The story of the Yazidis’ own resistance has not been told or documented. Journalist Tore Rørbæk and cartoonist Mikkel Sommer have remedied this with the book Shingal. The book documents with text and drawings, produced after Rørbæk’s meticulous research and the Yazidis’ detailed information, the atrocities that the UN, the European Parliament and country after country now recognise as genocide.

The defence that disappeared

Tore Rørbæk first met the Yazidis in northern Iraq. Here he spoke to Yazidi women who had enlisted in the Kurdish PKK army. They told of Islamic State killings, rapes and kidnappings. The story is complicated. According to Rørbæk, when Mosul fell and was taken by the Islamic State, the Iraqi government army also disintegrated.

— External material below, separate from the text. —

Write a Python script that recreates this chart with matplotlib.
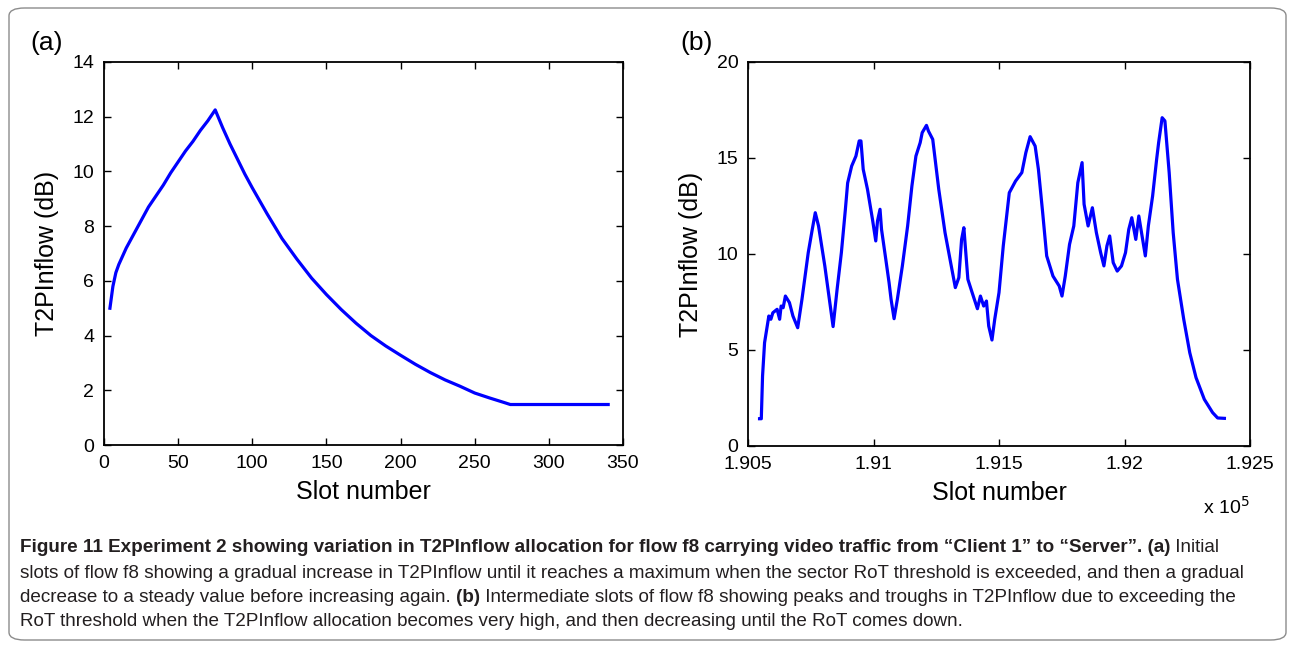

The Yazidis, Christians and other victims of the Islamic State’s purges had only the Kurdish Peshmerga army to defend them. But this army also fled with its tail between its legs as the terrorist movement approached – despite promising the minorities otherwise.

– I am outraged by the Peshmerga’s failure to protect the Yazidis. Without informing the population, between 7 000 and 12 000 soldiers withdrew overnight. The population just woke up and saw that all the soldiers were gone, says Rørbæk.

Yazidi men held out

The Yazidi men bravely formed a front so their families could escape up Mount Sinjar, which has been known for centuries for its protective power. The Yazidis knew the mountain inside out – so the male fighters were able to form strongholds and firing positions in just the right places on the mountain, forcing Islamic State to give up on them. So the Yazidis were trapped there – 50,000 people – with nothing wet or dry until a corridor was created for emergency relief. Relief that was also provided by Mission East.